The reason why India cannot think of a Muslim becoming
a Prime Ministers is not difficult to find. For one thing the Hindutva ideology
that the political dispensation professes believes in one culture and one
language. It doesn’t endorse the multi culturalism that the founding fathers of
the Republic enshrined in the Constitution. Otherwise, how does one understand
the hate speeches against a particular community regularly made by Ministers,
MPs, MLAs, and members of the ruling party and the Sangh Parivar, and the Prime
Minister keeping studied silence. The Supreme
Court of India has now ordered crackdown on hate-mongers directing the police to
take suo motu action against those making hate speeches without waiting for any
formal complaint. The argument that Abdul Kalam and Manmohan
Singh who belonged to religious minority communities could become the President
and the Prime Miniate evades today’s political reality. Abdul Kalam occupied a ceremonial position of
the Head of the State when Atal Bihari Vajpayee was
the Prime Minister. Though he belonged to the BJP, Vajpayee believed in the
Nehruvian philosophy of inclusive leadership while his successor spares no
stone unturned to discredit Nehru. Today
there is not a single Muslim MP from the ruling party.
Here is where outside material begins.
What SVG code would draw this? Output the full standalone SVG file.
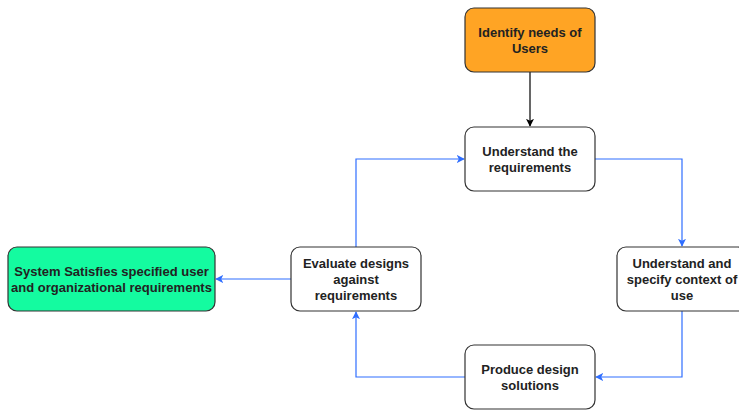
<svg xmlns="http://www.w3.org/2000/svg" width="739" height="410" viewBox="0 0 739 410">
<style>
.n{stroke:#333;stroke-width:1.2}
.t{font-family:"Liberation Sans",Arial,sans-serif;font-size:13px;font-weight:bold;fill:#222;text-anchor:middle}
.b{fill:none;stroke:#2F6EFF;stroke-width:1.2}
.k{fill:none;stroke:#000;stroke-width:1.2}
</style>
<defs>
<marker id="ab" viewBox="0 0 10 10" refX="9" refY="5" markerWidth="8" markerHeight="8" orient="auto" markerUnits="userSpaceOnUse"><path d="M0,0 L10,5 L0,10 L2.5,5 Z" fill="#2F6EFF"/></marker>
<marker id="ak" viewBox="0 0 10 10" refX="9" refY="5" markerWidth="8" markerHeight="8" orient="auto" markerUnits="userSpaceOnUse"><path d="M0,0 L10,5 L0,10 L2.5,5 Z" fill="#000"/></marker>
</defs>
<rect width="739" height="410" fill="#fff"/>
<g id="connectors">
<path class="k" d="M530,72 V126" marker-end="url(#ak)"/>
<path class="b" d="M595,159 H682 V246" marker-end="url(#ab)"/>
<path class="b" d="M682,311 V377 H596" marker-end="url(#ab)"/>
<path class="b" d="M465,377 H356 V312" marker-end="url(#ab)"/>
<path class="b" d="M356,247 V159 H464" marker-end="url(#ab)"/>
<path class="b" d="M291,279 H216" marker-end="url(#ab)"/>
</g>
<g id="identify">
<rect class="n" x="465" y="8" width="130" height="64" rx="9" fill="#FFA424"/>
<text class="t" x="530" y="36.5">Identify needs of</text>
<text class="t" x="530" y="52.5">Users</text>
</g>
<g id="understand">
<rect class="n" x="465" y="127" width="130" height="64" rx="9" fill="#fff"/>
<text class="t" x="530" y="155.5">Understand the</text>
<text class="t" x="530" y="171.5">requirements</text>
</g>
<g id="context">
<rect class="n" x="617" y="247" width="130" height="64" rx="9" fill="#fff"/>
<text class="t" x="682" y="268">Understand and</text>
<text class="t" x="682" y="284">specify context of</text>
<text class="t" x="682" y="300">use</text>
</g>
<g id="produce">
<rect class="n" x="465" y="345" width="130" height="64" rx="9" fill="#fff"/>
<text class="t" x="530" y="373.5">Produce design</text>
<text class="t" x="530" y="389.5">solutions</text>
</g>
<g id="evaluate">
<rect class="n" x="291" y="247" width="130" height="64" rx="9" fill="#fff"/>
<text class="t" x="356" y="268">Evaluate designs</text>
<text class="t" x="356" y="284">against</text>
<text class="t" x="356" y="300">requirements</text>
</g>
<g id="system">
<rect class="n" x="8" y="247" width="207" height="64" rx="9" fill="#14FBA0"/>
<text class="t" x="111.5" y="275.5">System Satisfies specified user</text>
<text class="t" x="111.5" y="291.5">and organizational requirements</text>
</g>
</svg>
The new Prime Minister Sunak had faced a barrage of questions and answered them in the House of Commons, the very next
day after taking over as the Prime Minister. As per the convention, the British
Prime Minister takes questions from the Opposition every Wednesday in the House
of Commons and answers them instantly. Our Prime Minister doesn’t even think it necessary
to attend the Parliament when it is in session, leave alone taking questions
from the opposition and answering them on the floor of the House. The opposition
parties in India accuse the government not allowing the Parliament to function smoothly
by denying them opportunity to discus and debate important national issues. The
opposition is virtually defunct in the Parliament. Narendra Modi does not believe
in consulting the opposition and recognizing its role in a Parliamentary democracy.
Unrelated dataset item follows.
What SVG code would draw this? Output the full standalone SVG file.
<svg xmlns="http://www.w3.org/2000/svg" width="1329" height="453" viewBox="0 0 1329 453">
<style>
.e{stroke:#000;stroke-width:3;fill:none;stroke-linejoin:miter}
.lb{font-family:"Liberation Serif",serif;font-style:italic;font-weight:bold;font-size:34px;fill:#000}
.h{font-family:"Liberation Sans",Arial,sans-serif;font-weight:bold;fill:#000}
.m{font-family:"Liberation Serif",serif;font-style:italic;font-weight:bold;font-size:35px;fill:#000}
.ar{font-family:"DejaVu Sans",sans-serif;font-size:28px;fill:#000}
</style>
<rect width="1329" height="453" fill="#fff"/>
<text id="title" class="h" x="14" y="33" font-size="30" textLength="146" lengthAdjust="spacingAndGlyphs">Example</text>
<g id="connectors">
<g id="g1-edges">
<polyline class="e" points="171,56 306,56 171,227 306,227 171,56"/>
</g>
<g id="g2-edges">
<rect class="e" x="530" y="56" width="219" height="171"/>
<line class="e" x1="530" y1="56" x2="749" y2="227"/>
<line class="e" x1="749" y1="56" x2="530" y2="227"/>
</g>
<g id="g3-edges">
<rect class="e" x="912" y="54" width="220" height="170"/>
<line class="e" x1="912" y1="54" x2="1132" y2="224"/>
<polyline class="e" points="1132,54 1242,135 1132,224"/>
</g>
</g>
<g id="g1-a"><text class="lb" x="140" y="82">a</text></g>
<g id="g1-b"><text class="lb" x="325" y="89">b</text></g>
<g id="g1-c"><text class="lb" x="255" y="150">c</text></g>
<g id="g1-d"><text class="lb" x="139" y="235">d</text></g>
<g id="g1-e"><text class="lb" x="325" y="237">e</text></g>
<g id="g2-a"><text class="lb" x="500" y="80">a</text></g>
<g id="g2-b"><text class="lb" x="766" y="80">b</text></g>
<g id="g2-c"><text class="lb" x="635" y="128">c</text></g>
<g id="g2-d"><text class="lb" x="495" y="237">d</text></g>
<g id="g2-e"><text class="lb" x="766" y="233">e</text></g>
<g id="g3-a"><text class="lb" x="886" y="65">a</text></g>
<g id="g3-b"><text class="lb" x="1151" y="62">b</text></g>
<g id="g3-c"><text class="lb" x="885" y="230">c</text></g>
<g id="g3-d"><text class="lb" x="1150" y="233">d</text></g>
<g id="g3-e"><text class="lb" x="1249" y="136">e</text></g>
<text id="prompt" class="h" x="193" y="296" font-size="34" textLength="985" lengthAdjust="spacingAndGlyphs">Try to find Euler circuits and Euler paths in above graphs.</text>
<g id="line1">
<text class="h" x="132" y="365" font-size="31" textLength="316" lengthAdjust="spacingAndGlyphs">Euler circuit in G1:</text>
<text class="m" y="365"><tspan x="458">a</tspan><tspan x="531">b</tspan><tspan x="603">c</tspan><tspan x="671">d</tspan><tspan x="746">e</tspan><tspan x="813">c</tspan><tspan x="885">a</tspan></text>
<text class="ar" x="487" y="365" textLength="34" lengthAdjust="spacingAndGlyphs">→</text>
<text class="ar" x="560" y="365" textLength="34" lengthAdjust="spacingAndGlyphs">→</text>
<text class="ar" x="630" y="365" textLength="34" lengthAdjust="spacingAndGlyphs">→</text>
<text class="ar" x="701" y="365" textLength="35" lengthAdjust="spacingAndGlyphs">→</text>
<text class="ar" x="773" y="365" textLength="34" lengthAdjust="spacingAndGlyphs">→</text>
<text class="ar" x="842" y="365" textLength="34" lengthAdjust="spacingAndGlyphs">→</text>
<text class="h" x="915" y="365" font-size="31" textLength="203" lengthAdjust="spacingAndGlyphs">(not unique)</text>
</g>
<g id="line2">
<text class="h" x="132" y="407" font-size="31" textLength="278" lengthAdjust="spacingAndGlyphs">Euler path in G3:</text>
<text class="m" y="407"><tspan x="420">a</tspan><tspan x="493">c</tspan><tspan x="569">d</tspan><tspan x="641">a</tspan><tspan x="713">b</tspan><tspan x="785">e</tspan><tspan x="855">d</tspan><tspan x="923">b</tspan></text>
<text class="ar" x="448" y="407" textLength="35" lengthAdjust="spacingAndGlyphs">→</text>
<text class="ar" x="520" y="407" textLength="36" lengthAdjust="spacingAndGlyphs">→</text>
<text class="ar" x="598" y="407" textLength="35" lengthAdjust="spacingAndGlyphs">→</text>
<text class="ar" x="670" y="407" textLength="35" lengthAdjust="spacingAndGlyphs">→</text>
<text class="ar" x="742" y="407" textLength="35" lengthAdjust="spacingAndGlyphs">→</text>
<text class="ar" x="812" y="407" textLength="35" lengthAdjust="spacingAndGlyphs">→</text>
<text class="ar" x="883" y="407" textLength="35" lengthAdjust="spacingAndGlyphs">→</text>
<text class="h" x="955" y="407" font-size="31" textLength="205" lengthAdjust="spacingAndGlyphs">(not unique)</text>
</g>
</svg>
Sunak’s rise as the British Prime Minister is a lesson
for India. He is chosen the leader by
the British people, among whom immigrant Indians constitute a negligible percentage.
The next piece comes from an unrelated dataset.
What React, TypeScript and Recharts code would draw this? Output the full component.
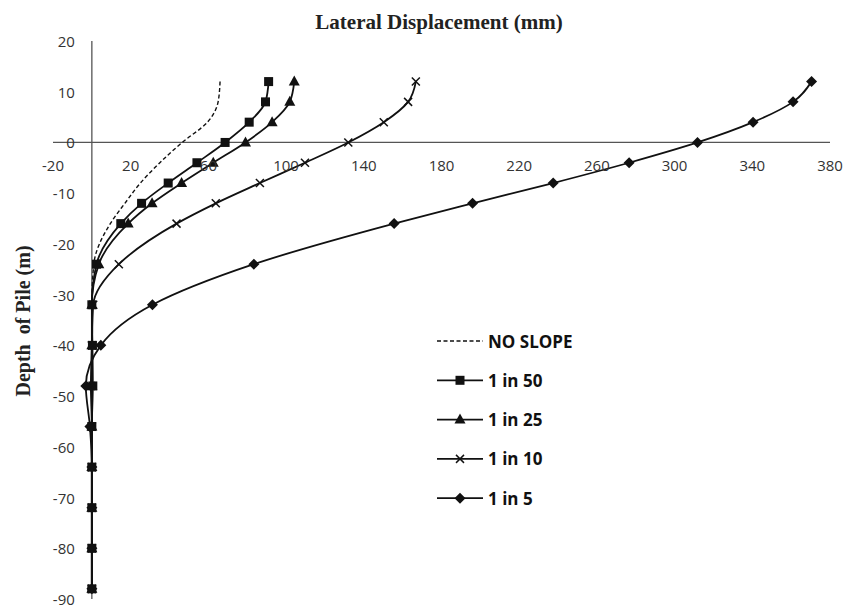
import React from 'react';
import { LineChart, Line, XAxis, YAxis, ReferenceLine } from 'recharts';

// depth of pile (m) at each reading
const depths = [12, 8, 4, 0, -4, -8, -12, -16, -24, -32, -40, -48, -56, -64, -72, -80, -88];

// lateral displacement (mm) per slope case
const noSlope = [66, 65, 59.5, 46.5, 35, 25, 17, 9.5, 1, 0, 0, 0, 0, 0, 0, 0, 0];
const slope50 = [91, 89.4, 81, 68.6, 54.1, 39.3, 25.6, 14.9, 2.4, 0, 0.3, 0.5, 0, 0, 0, 0, 0];
const slope25 = [104.2, 101.9, 92.8, 79.1, 62.5, 46.2, 31, 18.7, 3.6, 0, 0, 0, 0, 0, 0, 0, 0];
const slope10 = [166.8, 162.8, 150.3, 132, 109.7, 86.5, 63.8, 43.6, 13.9, 0.7, 0, -0.5, 0, 0, 0, 0, 0];
const slope5 = [370.5, 361, 340.4, 311.8, 276.6, 237.5, 196, 155.6, 83.4, 31.2, 4.6, -3.1, -1, 0, 0, 0, 0];

const xTicks = [-20, 20, 60, 100, 140, 180, 220, 260, 300, 340, 380];
const yTicks = [20, 10, 0, -10, -20, -30, -40, -50, -60, -70, -80, -90];

const W = 858;
const H = 611;
const X_MIN = -20, X_MAX = 380, Y_MIN = -90, Y_MAX = 20;
const PLOT_LEFT = 53, PLOT_TOP = 41, PLOT_W = 777, PLOT_H = 558;

const data = depths.map((d, i) => ({
  depth: d,
  none: noSlope[i],
  s50: slope50[i],
  s25: slope25[i],
  s10: slope10[i],
  s5: slope5[i],
}));

const INK = '#111';
const tickFont = { fontFamily: 'Open Sans', fontSize: 15, fill: '#333' };

const Marker = ({ shape, cx, cy }: { shape: string; cx: number; cy: number }) => {
  if (shape === 'square') return <rect x={cx - 4.5} y={cy - 4.5} width={9} height={9} fill={INK} />;
  if (shape === 'triangle')
    return <polygon points={`${cx},${cy - 6} ${cx - 5.5},${cy + 4} ${cx + 5.5},${cy + 4}`} fill={INK} />;
  if (shape === 'cross')
    return (
      <g stroke={INK} strokeWidth={1.5}>
        <line x1={cx - 4} y1={cy - 4} x2={cx + 4} y2={cy + 4} />
        <line x1={cx - 4} y1={cy + 4} x2={cx + 4} y2={cy - 4} />
      </g>
    );
  if (shape === 'diamond')
    return <polygon points={`${cx},${cy - 5.5} ${cx + 5.5},${cy} ${cx},${cy + 5.5} ${cx - 5.5},${cy}`} fill={INK} />;
  return null;
};

const series = [
  { key: 'none', name: 'NO SLOPE', shape: 'none', dash: '4 2.5' },
  { key: 's50', name: '1 in 50', shape: 'square', dash: undefined },
  { key: 's25', name: '1 in 25', shape: 'triangle', dash: undefined },
  { key: 's10', name: '1 in 10', shape: 'cross', dash: undefined },
  { key: 's5', name: '1 in 5', shape: 'diamond', dash: undefined },
];

const zeroY = PLOT_TOP + ((Y_MAX - 0) / (Y_MAX - Y_MIN)) * PLOT_H;
const zeroX = PLOT_LEFT + ((0 - X_MIN) / (X_MAX - X_MIN)) * PLOT_W;

const XTick = (props: any) => (
  <text x={props.x} y={zeroY + 23} textAnchor="middle" dominantBaseline="central" {...tickFont}>
    {props.payload.value}
  </text>
);

const YTick = (props: any) => (
  <text x={zeroX - 17} y={props.y} textAnchor="end" dominantBaseline="central" {...tickFont}>
    {props.payload.value}
  </text>
);

export default function App() {
  return (
    <div style={{ position: 'absolute', left: 0, top: 0, width: W, height: H, background: '#fff' }}>
      <LineChart
        width={W}
        height={H}
        data={data}
        layout="vertical"
        margin={{ top: 11, right: 28, bottom: 12, left: 23 }}
      >
        <XAxis
          type="number"
          orientation="top"
          height={30}
          domain={[X_MIN, X_MAX]}
          ticks={xTicks}
          interval={0}
          axisLine={false}
          tickLine={false}
          tick={XTick}
          allowDataOverflow
        />
        <YAxis
          type="number"
          dataKey="depth"
          width={30}
          domain={[Y_MIN, Y_MAX]}
          ticks={yTicks}
          interval={0}
          reversed
          axisLine={false}
          tickLine={false}
          tick={YTick}
          allowDataOverflow
        />
        <ReferenceLine y={0} stroke="#555" strokeWidth={1.3} />
        <ReferenceLine x={0} stroke="#555" strokeWidth={1.3} />
        {series.map((s) => (
          <Line
            key={s.key}
            dataKey={s.key}
            name={s.name}
            type="monotone"
            stroke={INK}
            strokeWidth={s.dash ? 1.4 : 1.8}
            strokeDasharray={s.dash}
            isAnimationActive={false}
            dot={(p: any) => <Marker key={`${s.key}-${p.index}`} shape={s.shape} cx={p.cx} cy={p.cy} />}
            activeDot={false}
          />
        ))}
      </LineChart>
      <svg
        width={W}
        height={H}
        style={{ position: 'absolute', left: 0, top: 0, pointerEvents: 'none' }}
      >
        <text
          x={439}
          y={29}
          textAnchor="middle"
          fontFamily="Liberation Serif"
          fontWeight="bold"
          fontSize={21}
          fill="#222"
        >
          Lateral Displacement (mm)
        </text>
        <text
          transform="translate(30,321) rotate(-90)"
          textAnchor="middle"
          fontFamily="Liberation Serif"
          fontWeight="bold"
          fontSize={20}
          fill="#222"
          style={{ whiteSpace: 'pre' }}
        >
          Depth  of Pile (m)
        </text>
        {series.map((s, i) => {
          const cy = 341 + i * 39.3;
          return (
            <g key={s.key}>
              <line x1={437} y1={cy} x2={483} y2={cy} stroke={INK} strokeWidth={s.dash ? 1.4 : 1.8} strokeDasharray={s.dash} />
              <Marker shape={s.shape} cx={460} cy={cy} />
              <text
                x={488}
                y={cy}
                dominantBaseline="central"
                fontFamily="Open Sans"
                fontWeight="bold"
                fontSize={17}
                fill="#111"
              >
                {s.name}
              </text>
            </g>
          );
        })}
      </svg>
    </div>
  );
}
In contrast what we see in India is assertion of Hindu majoritarian identity practically
in every walk of life. Sonia Gandhi who married into the first political family
of the Indian Grand Old Party, lived all her adult life in India, won Parliamentary
elections and led her party to power twice is still referred as a ‘foreigner.’ The
efforts are made to change non-Hindu names of cities, towns, streets and heritage
structures, erasing the history from pubic memory. And those in power encourage
the public to boycott the business establishments of a minority community. A lesson to learn from Britain: how to become an
all-inclusive tolerant multicultural society.